## YOUR GOAL
Any picture among the records should be left out, please; retype the rest exactly.

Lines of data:

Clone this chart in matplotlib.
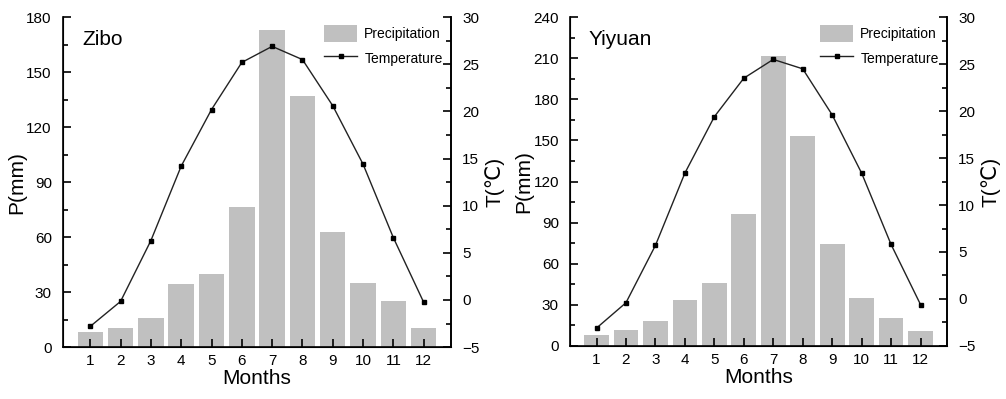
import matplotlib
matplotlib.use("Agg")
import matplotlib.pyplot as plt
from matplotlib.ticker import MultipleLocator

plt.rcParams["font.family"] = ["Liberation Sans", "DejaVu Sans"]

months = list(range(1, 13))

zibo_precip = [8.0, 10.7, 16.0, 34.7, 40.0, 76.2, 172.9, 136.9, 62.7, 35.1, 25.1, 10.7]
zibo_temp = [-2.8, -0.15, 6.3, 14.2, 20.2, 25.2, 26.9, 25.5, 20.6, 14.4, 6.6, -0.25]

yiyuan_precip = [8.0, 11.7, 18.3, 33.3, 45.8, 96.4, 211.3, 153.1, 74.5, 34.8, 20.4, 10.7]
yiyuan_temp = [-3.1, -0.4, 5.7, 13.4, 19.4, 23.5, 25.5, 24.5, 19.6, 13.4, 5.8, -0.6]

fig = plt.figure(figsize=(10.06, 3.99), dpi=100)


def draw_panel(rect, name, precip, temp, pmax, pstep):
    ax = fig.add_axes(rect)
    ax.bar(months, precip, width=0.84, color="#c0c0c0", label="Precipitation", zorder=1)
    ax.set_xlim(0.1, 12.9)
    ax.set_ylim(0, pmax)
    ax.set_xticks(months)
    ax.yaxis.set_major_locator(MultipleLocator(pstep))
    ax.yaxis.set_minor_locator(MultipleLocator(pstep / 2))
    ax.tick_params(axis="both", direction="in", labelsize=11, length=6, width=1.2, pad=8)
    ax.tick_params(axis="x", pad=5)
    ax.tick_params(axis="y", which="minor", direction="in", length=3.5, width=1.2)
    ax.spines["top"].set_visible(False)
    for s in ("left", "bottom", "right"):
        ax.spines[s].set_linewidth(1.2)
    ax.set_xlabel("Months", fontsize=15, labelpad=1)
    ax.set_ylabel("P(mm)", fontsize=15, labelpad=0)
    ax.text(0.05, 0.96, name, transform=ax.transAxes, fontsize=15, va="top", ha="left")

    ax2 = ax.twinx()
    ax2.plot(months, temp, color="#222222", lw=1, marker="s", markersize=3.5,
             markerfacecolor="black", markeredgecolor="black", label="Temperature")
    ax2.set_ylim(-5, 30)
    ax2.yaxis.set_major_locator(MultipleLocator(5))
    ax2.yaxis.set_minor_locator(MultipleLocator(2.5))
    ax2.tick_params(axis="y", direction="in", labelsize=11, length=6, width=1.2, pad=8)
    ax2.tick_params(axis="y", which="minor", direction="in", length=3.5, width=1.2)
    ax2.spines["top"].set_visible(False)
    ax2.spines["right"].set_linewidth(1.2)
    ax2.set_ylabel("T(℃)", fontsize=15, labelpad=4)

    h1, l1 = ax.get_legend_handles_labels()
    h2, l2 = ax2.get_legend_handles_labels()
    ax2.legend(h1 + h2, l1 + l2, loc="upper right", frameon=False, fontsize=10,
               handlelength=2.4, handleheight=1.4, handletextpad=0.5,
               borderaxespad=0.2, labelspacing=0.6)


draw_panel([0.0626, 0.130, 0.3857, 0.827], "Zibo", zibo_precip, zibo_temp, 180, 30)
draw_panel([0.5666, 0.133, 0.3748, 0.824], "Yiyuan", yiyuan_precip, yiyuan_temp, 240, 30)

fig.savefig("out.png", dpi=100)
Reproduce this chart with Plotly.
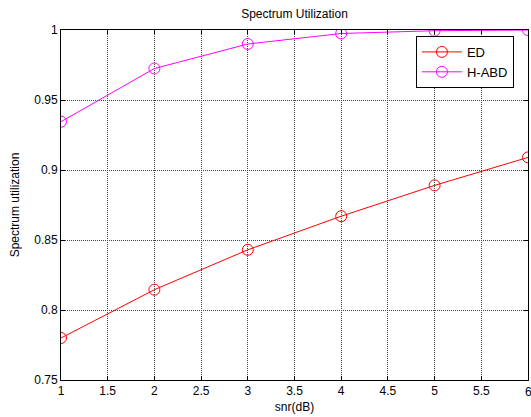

## RESULT OF THE EXERCISE
Clone this chart in matplotlib.
import matplotlib
matplotlib.use("Agg")
import matplotlib.pyplot as plt
from matplotlib.ticker import MultipleLocator

plt.rcParams["font.family"] = ["Liberation Sans", "DejaVu Sans"]

months = list(range(1, 13))

zibo_precip = [8.0, 10.7, 16.0, 34.7, 40.0, 76.2, 172.9, 136.9, 62.7, 35.1, 25.1, 10.7]
zibo_temp = [-2.8, -0.15, 6.3, 14.2, 20.2, 25.2, 26.9, 25.5, 20.6, 14.4, 6.6, -0.25]

yiyuan_precip = [8.0, 11.7, 18.3, 33.3, 45.8, 96.4, 211.3, 153.1, 74.5, 34.8, 20.4, 10.7]
yiyuan_temp = [-3.1, -0.4, 5.7, 13.4, 19.4, 23.5, 25.5, 24.5, 19.6, 13.4, 5.8, -0.6]

fig = plt.figure(figsize=(10.06, 3.99), dpi=100)


def draw_panel(rect, name, precip, temp, pmax, pstep):
    ax = fig.add_axes(rect)
    ax.bar(months, precip, width=0.84, color="#c0c0c0", label="Precipitation", zorder=1)
    ax.set_xlim(0.1, 12.9)
    ax.set_ylim(0, pmax)
    ax.set_xticks(months)
    ax.yaxis.set_major_locator(MultipleLocator(pstep))
    ax.yaxis.set_minor_locator(MultipleLocator(pstep / 2))
    ax.tick_params(axis="both", direction="in", labelsize=11, length=6, width=1.2, pad=8)
    ax.tick_params(axis="x", pad=5)
    ax.tick_params(axis="y", which="minor", direction="in", length=3.5, width=1.2)
    ax.spines["top"].set_visible(False)
    for s in ("left", "bottom", "right"):
        ax.spines[s].set_linewidth(1.2)
    ax.set_xlabel("Months", fontsize=15, labelpad=1)
    ax.set_ylabel("P(mm)", fontsize=15, labelpad=0)
    ax.text(0.05, 0.96, name, transform=ax.transAxes, fontsize=15, va="top", ha="left")

    ax2 = ax.twinx()
    ax2.plot(months, temp, color="#222222", lw=1, marker="s", markersize=3.5,
             markerfacecolor="black", markeredgecolor="black", label="Temperature")
    ax2.set_ylim(-5, 30)
    ax2.yaxis.set_major_locator(MultipleLocator(5))
    ax2.yaxis.set_minor_locator(MultipleLocator(2.5))
    ax2.tick_params(axis="y", direction="in", labelsize=11, length=6, width=1.2, pad=8)
    ax2.tick_params(axis="y", which="minor", direction="in", length=3.5, width=1.2)
    ax2.spines["top"].set_visible(False)
    ax2.spines["right"].set_linewidth(1.2)
    ax2.set_ylabel("T(℃)", fontsize=15, labelpad=4)

    h1, l1 = ax.get_legend_handles_labels()
    h2, l2 = ax2.get_legend_handles_labels()
    ax2.legend(h1 + h2, l1 + l2, loc="upper right", frameon=False, fontsize=10,
               handlelength=2.4, handleheight=1.4, handletextpad=0.5,
               borderaxespad=0.2, labelspacing=0.6)


draw_panel([0.0626, 0.130, 0.3857, 0.827], "Zibo", zibo_precip, zibo_temp, 180, 30)
draw_panel([0.5666, 0.133, 0.3748, 0.824], "Yiyuan", yiyuan_precip, yiyuan_temp, 240, 30)

fig.savefig("out.png", dpi=100)
Reproduce this chart with Plotly.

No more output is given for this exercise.